My day Learning Together

By | 2019-03-27T15:47:02+00:00 April 5th, 2018|0 Comments

Dr Irene Wieczorek is a Post-Doctoral Researcher at the University of Cambridge. She was a guest small group facilitator for one of the sessions of the Butler Law Course at HMP Warren Hill and, in this short post, shares some of her experiences of that day:

‘I am very sorry to have to meet you under these circumstances’, starts John, playing the role a lawyer in a police station. John sits confidently on one of the chairs  in the middle of the classroom, legs slightly spread and hands on his knees. Brian, who is sitting in the audience next to me, bursts into laughter: ‘Oh my god that is 100% accurate! All my lawyers would always begin by telling me that!’

We are all taking part in a role play exercise, and our group is the last in line. For the time being, we listen and give feedback to other students about their performances and legal knowledge.

‘But don’t worry we have a few ideas about how you might challenge the validity of this evidence and secure your release’, continues John, in a calm and reassuring voice. ‘My colleague, Julie, will explain them to you’. Julie starts speaking very fast. She is well-prepared and eager to provide her client with all of the various legal options at his disposal: ‘So, there are two legal provisions, as you can see Section 7(b)(iii) which speaks of compulsion to give a confession, and 7(b)(ii) confession obtained under undue influence. Now we believe that in your circumstances the second provision is more likely to be applicable…’ ‘No no no…’, Matt interrupts her, ‘I do not understand a word of what you are saying! What sections, what paragraphs are you talking about? I just need you to get me out of here! I did nothing wrong! I want to go home!’ Matt then puts his face in his hands and pretends to start crying, much to the amusement of the rest of the students.
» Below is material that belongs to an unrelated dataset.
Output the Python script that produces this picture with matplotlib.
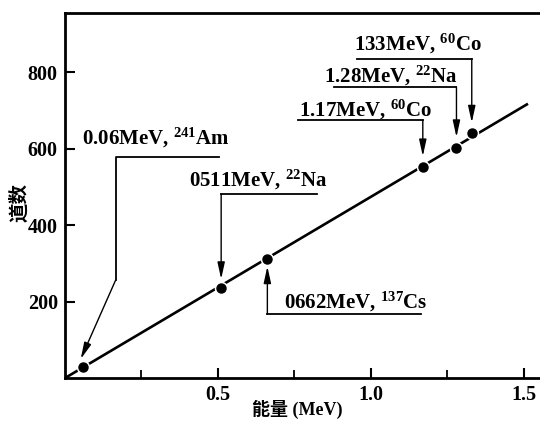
import numpy as np
import matplotlib.pyplot as plt

plt.rcParams['font.family'] = ['Liberation Serif', 'Noto Sans CJK SC']
plt.rcParams['mathtext.fontset'] = 'custom'
plt.rcParams['mathtext.rm'] = 'Liberation Serif:bold'
plt.rcParams['mathtext.default'] = 'rm'

# calibration points: gamma energy (MeV) vs channel number
energy = [0.06, 0.511, 0.662, 1.17, 1.28, 1.33]
channel = [28, 235, 312, 552, 602, 640]
labels = ["0.06MeV, $^{241}$Am", "0511MeV, $^{22}$Na", "0662MeV, $^{137}$Cs",
          "1.17MeV, $^{60}$Co", "1.28MeV, $^{22}$Na", "133MeV, $^{60}$Co"]

x = np.array(energy)
y = np.array(channel)
slope = np.sum(x * y) / np.sum(x * x)   # straight line through origin

fig = plt.figure(figsize=(5.4, 4.23), dpi=100)
ax = fig.add_axes([0.12, 0.106, 0.88, 0.863])

xs = np.array([0, 1.51])
ax.plot(xs, slope * xs, color='black', lw=1.9, zorder=2)
ax.plot(x, y, 'o', color='black', ms=7.5, mec='white', mew=2.2, zorder=3)
ax.plot(x, y, 'o', color='black', ms=6.5, zorder=4)

arrow = dict(arrowstyle='-|>,head_length=1.0,head_width=0.22', color='black',
             lw=1.0, shrinkA=0, shrinkB=0)
lk = dict(color='black', lw=1.3)
fs = 15
tk = dict(fontsize=fs, va='baseline', fontweight='bold')

# 0.06 MeV Am
ax.text(0.056, 612, labels[0], **tk)
ax.plot([0.505, 0.166, 0.166], [578, 578, 256], **lk)
ax.annotate('', xy=(energy[0] - 0.008, channel[0] + 22), xytext=(0.166, 256),
            arrowprops=arrow)

# 0.511 MeV Na
ax.text(0.405, 502, labels[1], **tk)
ax.plot([0.824, energy[1]], [481, 481], **lk)
ax.annotate('', xy=(energy[1], channel[1] + 24), xytext=(energy[1], 481),
            arrowprops=arrow)

# 0.662 MeV Cs (arrow from below)
ax.text(0.715, 183, labels[2], **tk)
ax.plot([1.163, energy[2]], [167, 167], **lk)
ax.annotate('', xy=(energy[2], channel[2] - 20), xytext=(energy[2], 167),
            arrowprops=arrow)

# 1.17, 1.28, 1.33 MeV
tops = [(0.765, 684, 674, 0.762), (0.847, 772, 761, 0.879), (0.945, 857, 834, 0.954)]
for i, (tx, ty, ly, lx) in zip([3, 4, 5], tops):
    ax.text(tx, ty, labels[i], **tk)
    ax.plot([lx, energy[i]], [ly, ly], **lk)
    ax.annotate('', xy=(energy[i], channel[i] + 28), xytext=(energy[i], ly),
                arrowprops=arrow)

ax.set_xlim(0, 1.553)
ax.set_ylim(0, 954)
ax.set_xticks([0.5, 1.0, 1.5])
ax.set_xticklabels(['0.5', '1.0', '1.5'])
ax.set_xticks([0.25, 0.75, 1.25], minor=True)
ax.set_yticks([200, 400, 600, 800])
ax.tick_params(direction='in', length=7, width=1.5, labelsize=14.5, pad=5)
ax.tick_params(which='minor', direction='in', length=6, width=1.3)
for lab in ax.get_xticklabels() + ax.get_yticklabels():
    lab.set_fontweight('bold')
ax.spines['right'].set_visible(False)
for s in ['left', 'bottom', 'top']:
    ax.spines[s].set_linewidth(2)

ax.set_xlabel('能量 (MeV)', fontsize=13, fontweight='bold')
ax.xaxis.set_label_coords(0.49, -0.06)
ax.set_ylabel('道数', fontsize=14, fontweight='bold')
ax.yaxis.set_label_coords(-0.074, 0.48)

fig.savefig('out.png', dpi=100)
It is hard to know who is enjoying learning about the law through the role play more – John, a prison resident playing the role of a lawyer, or Matt, a member of staff, taking the role of a young teenager who is being held in a police station on charges of vandalism. We are at HMP Warren Hill, a Category C ‘progression’ prison, which is one and a half hours away from Cambridge, on the coast, taking part in the Learning Together programme, led and designed by a group of Cambridge based researchers. I had seen the programme advertised at the University. With only two months left as a visiting scholar I knew I would only be able to attend one of the sessions but Jack, the course convener, said I could come along anyway and act as a small group ‘facilitator’.

We arrived to Warren Hill around lunchtime after a particularly pleasant drive through East Anglian countryside. Once inside, the ‘prison-feeling’ did not last long. The Visits Hall, where most sessions of the course are held, felt open and welcoming with colourful armchairs and paintings that had been created by some of the residents, including one with a rainbow accompanied by a dove with an olive branch.

The university students were quick to take their places within the sea of colourful armchairs. They chatter enthusiastically. I can tell they are excited about what is to come. The prison-based students join us few minutes later. The two groups shake hands and exchange smiles. I am impressed by the spontaneity and genuineness of the interactions on both sides. I do not know why I had anticipated more awkwardness. Socialising doesn’t last long though. Amy, Ruth and Jack, who are leading the course, soon call us to duty, and the lecture starts.

When I told people I was going to take part in a course in prison one of the first questions was ‘what are they in for?’ ‘That’s the wrong attitude’ I would tell myself, internally rehearsing my little criminology lecture ‘all evidence based theories about rehabilitation teach us that offender management programmes must be forward looking, they must focus on the potential of the offender, and what useful contribution to the community, he or she can do in the future, and not on what harm he or she has done in the past’’. But honestly, I was curious myself. Yet, these thoughts did not cross my mind once during the session. Admittedly, there was hardly time to think about anything else than the exercises Amy, Ruth and Jack were giving us. The legal questions were tricky, and we had little time to answer them. When was the law on self-defence changed in England and why? What are the international sources of law which have an impact on English criminal justice? What do sexual harassment and coercion in a police station have in common? ‘They are both rooted in an imbalance of power’, answers Simon who is in the group I am meant to facilitate. ‘It is all related to power structures, in both cases the victim of sexual harassment and the suspect in a police station are confronted with an authority they cannot challenge…’. Another student argues that to her ‘it is really just about money. If you have money you can get a good lawyer and sue your boss or the police officer in both cases.’ An animated discussion about money and power in today’s society follows.

Before I knew it, our three hours together were up. We had been so absorbed by what we were learning that no-one seemed to have noticed the time. We had all forgotten, for a moment, where we had come from, and where we now had to return to. I realise that our ways now have to part. The Warren Hill students need to go back to their wings, while we can go home and decide what to do with our evenings. I feel like I want to say goodbye to everybody, wish them luck with the course and with life thereafter but there is no time for extended goodbyes.